Valuing gifts as part of an estate
Gifts given away by the deceased up to seven years before their death may be liable for inheritance tax. This law is in place as it prevents people from passing on significant assets to a family member or friend shortly before their death, in a bid to avoid inheritance tax. An annual ‘gift allowance’ of £3,000 means that any gifts given up to this value won’t be subject to inheritance tax, but anything over this amount will be liable. In addition, certain gifts aren’t subject to inheritance tax, although they depend on a few conditions, and these include:
- Gifts valued at less than £250
- Except when given to someone already in receipt of a gift over £3,000
- Wedding gifts
- Must be made before the wedding
- Must be less than £5,000 if given to a child
- Must be less than £2,500 if given to a grandchild or great-grandchild
- Must be less than £1,000 if given to another relative or friend
Outstanding debts
Debts aren’t subtracted from the value of an estate, but you’ll still need to tell HMRC about them when informing them of the estate’s value. Typically, there are two types of debt you’ll need to account for:
- Loans
- Liabilities
Loans can include mortgages, credit card bills and overdrafts, while liabilities refer to money owed for services that have been delivered but not yet paid for (e.g. electricity bills).

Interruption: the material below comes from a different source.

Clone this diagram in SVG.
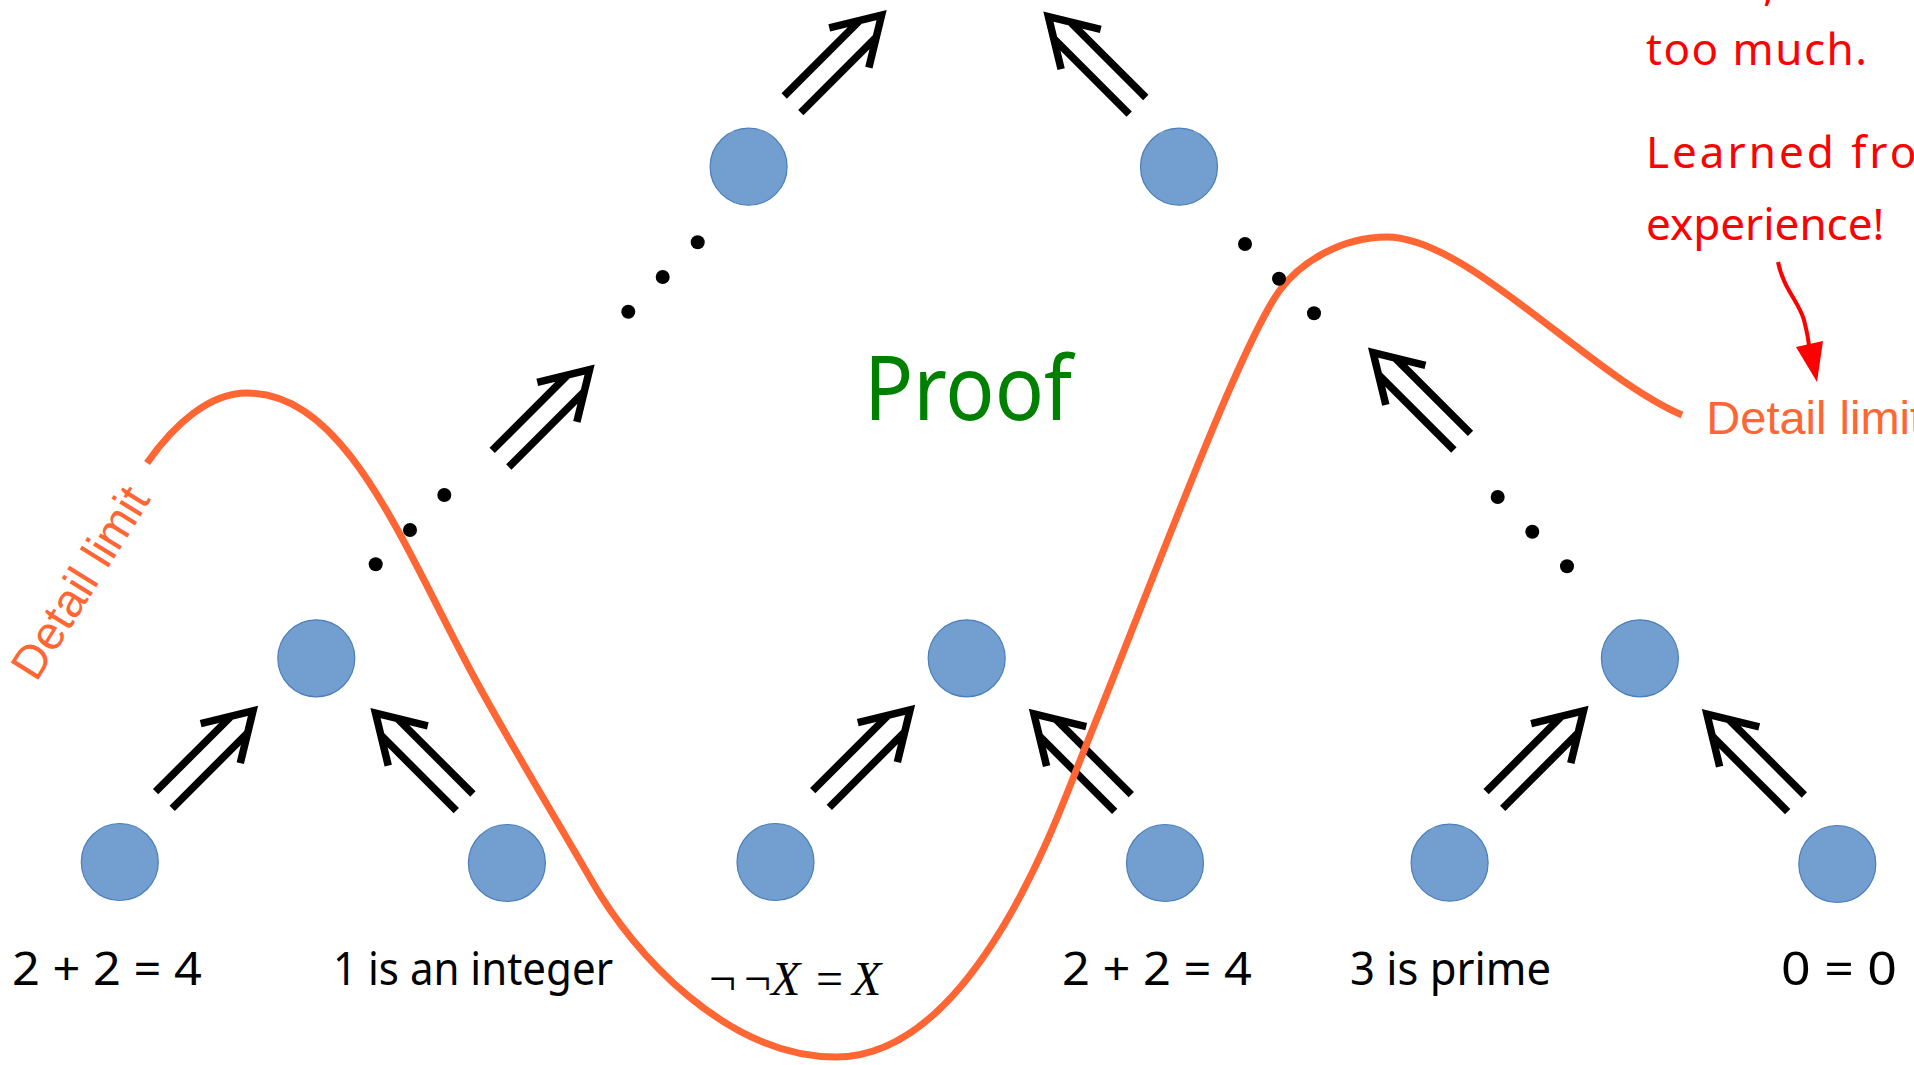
<svg xmlns="http://www.w3.org/2000/svg" xmlns:xlink="http://www.w3.org/1999/xlink" width="1914" height="1065" viewBox="0 0 1914 1065">
<style>
.node{fill:#729fcf;stroke:#4a7ebb;stroke-width:1.2}
.dot{fill:#000}
.lbl{font-family:"Noto Sans","Open Sans",sans-serif;font-size:45px;fill:#000}
.math{font-family:"Liberation Serif","Times New Roman",serif;font-size:48px;fill:#000}
.lim{font-family:"Liberation Sans",Arial,sans-serif;font-size:47px;fill:#ff6633}
.hand{font-family:"Noto Sans","Open Sans",sans-serif;font-size:44px;fill:#ff0000}
.curve{fill:none;stroke:#ff6633;stroke-width:7}
</style>
<defs>
<path id="dbl" d="M0,-11.75H107M0,11.75H107M80,-28L126,0L80,28" fill="none" stroke="#000" stroke-width="7.5" stroke-linejoin="miter"/>
</defs>
<rect width="1914" height="1065" fill="#fff"/>
<g id="connectors">
<use xlink:href="#dbl" transform="translate(163.9,800) rotate(-45)"/>
<use xlink:href="#dbl" transform="translate(464.6,802.3) rotate(-135)"/>
<use xlink:href="#dbl" transform="translate(821,799) rotate(-45)"/>
<use xlink:href="#dbl" transform="translate(1123,803) rotate(-135)"/>
<use xlink:href="#dbl" transform="translate(1494.4,800) rotate(-45)"/>
<use xlink:href="#dbl" transform="translate(1796,803.3) rotate(-135)"/>
<use xlink:href="#dbl" transform="translate(500.5,458.7) rotate(-45)"/>
<use xlink:href="#dbl" transform="translate(1462.2,441.7) rotate(-135)"/>
<use xlink:href="#dbl" transform="translate(792.5,104.3) rotate(-45)"/>
<use xlink:href="#dbl" transform="translate(1137.5,105.8) rotate(-135)"/>
</g>
<g id="detail-limit-curve">
<path class="curve" d="M147,463 C175,423 210,393 247,393 C347,393 402.6,545 474,677 C509,741.7 553,813.7 593,883 C633,952.3 726,1057 836,1057 C976,1057 1060.3,808.6 1083,753 C1147.3,595.6 1238.6,346.6 1280,290 C1300.7,261.8 1342,237 1387,237 C1467,237 1590.1,375.6 1682,415"/>
<text class="lim" x="1706.3" y="434">Detail limit</text>
<text class="lim" transform="translate(36.3,683.1) rotate(-58)">Detail limit</text>
</g>
<g id="ellipses">
<circle class="dot" cx="375.7" cy="564.3" r="7"/>
<circle class="dot" cx="410" cy="530" r="7"/>
<circle class="dot" cx="444.3" cy="495" r="7"/>
<circle class="dot" cx="628.3" cy="311.7" r="7"/>
<circle class="dot" cx="662.7" cy="277" r="7"/>
<circle class="dot" cx="697.7" cy="242.3" r="7"/>
<circle class="dot" cx="1245" cy="244" r="7"/>
<circle class="dot" cx="1279" cy="278.7" r="7"/>
<circle class="dot" cx="1314" cy="313.3" r="7"/>
<circle class="dot" cx="1497.7" cy="497" r="7"/>
<circle class="dot" cx="1532.3" cy="531.7" r="7"/>
<circle class="dot" cx="1567" cy="566.3" r="7"/>
</g>
<g id="node-top-left"><circle class="node" cx="748.6" cy="166.7" r="38.5"/></g>
<g id="node-top-right"><circle class="node" cx="1179" cy="166.7" r="38.5"/></g>
<g id="node-mid-left"><circle class="node" cx="316.3" cy="658.3" r="38.5"/></g>
<g id="node-mid-center"><circle class="node" cx="966.7" cy="658.3" r="38.5"/></g>
<g id="node-mid-right"><circle class="node" cx="1639.9" cy="658.3" r="38.5"/></g>
<g id="node-b1"><circle class="node" cx="119.8" cy="862" r="38.5"/><text class="lbl" x="12" y="985" textLength="190" lengthAdjust="spacingAndGlyphs">2 + 2 = 4</text></g>
<g id="node-b2"><circle class="node" cx="506.9" cy="863" r="38.5"/><text class="lbl" x="333" y="985" textLength="280" lengthAdjust="spacingAndGlyphs">1 is an integer</text></g>
<g id="node-b3"><circle class="node" cx="775.5" cy="862" r="38.5"/><text class="math" y="995"><tspan x="709">¬</tspan><tspan x="744">¬</tspan><tspan x="771" font-style="italic">X</tspan><tspan x="816">=</tspan><tspan x="852" font-style="italic">X</tspan></text></g>
<g id="node-b4"><circle class="node" cx="1165" cy="863" r="38.5"/><text class="lbl" x="1062" y="985" textLength="190" lengthAdjust="spacingAndGlyphs">2 + 2 = 4</text></g>
<g id="node-b5"><circle class="node" cx="1449.6" cy="862.7" r="38.5"/><text class="lbl" x="1350" y="985" textLength="201" lengthAdjust="spacingAndGlyphs">3 is prime</text></g>
<g id="node-b6"><circle class="node" cx="1837.3" cy="864" r="38.5"/><text class="lbl" x="1781" y="985" textLength="116" lengthAdjust="spacingAndGlyphs">0 = 0</text></g>
<g id="title"><text x="864" y="420" font-family="'Noto Sans','Open Sans',sans-serif" font-size="90" fill="#008000" textLength="208" lengthAdjust="spacingAndGlyphs">Proof</text></g>
<g id="note">
<text class="hand" x="1763" y="0">,</text>
<text class="hand" x="1646" y="65" letter-spacing="1.5">too much.</text>
<text class="hand" x="1646" y="168" letter-spacing="3">Learned from</text>
<text class="hand" x="1646" y="240">experience!</text>
<path d="M1778,262 C1783,288 1799,302 1804,320 C1807,332 1809,340 1809,348" fill="none" stroke="#ff0000" stroke-width="4"/>
<polygon points="1796,347 1823,341 1817,382" fill="#ff0000"/>
</g>
</svg>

Why are valuations important for a deceased’s estate?
Valuations are essential when organising a deceased’s estate, you will need to have the estate valued before probate can be dealt with. However, you will also be responsible for notifying HMRC of a person’s death and the value of their assets held within their estate, sometimes the HMRC can reject valuations if not provided by a regulated body such as a Chartered Surveyor.
It is important that valuations are completed so that the remaining estate value can be estimated and then divided amongst beneficiaries in accordance with the deceased’s Will.
In summary
Working out the value of an estate can be a lengthy process, but by following the proper advice and seeking advice where necessary, you can ensure that it’s a relatively painless one.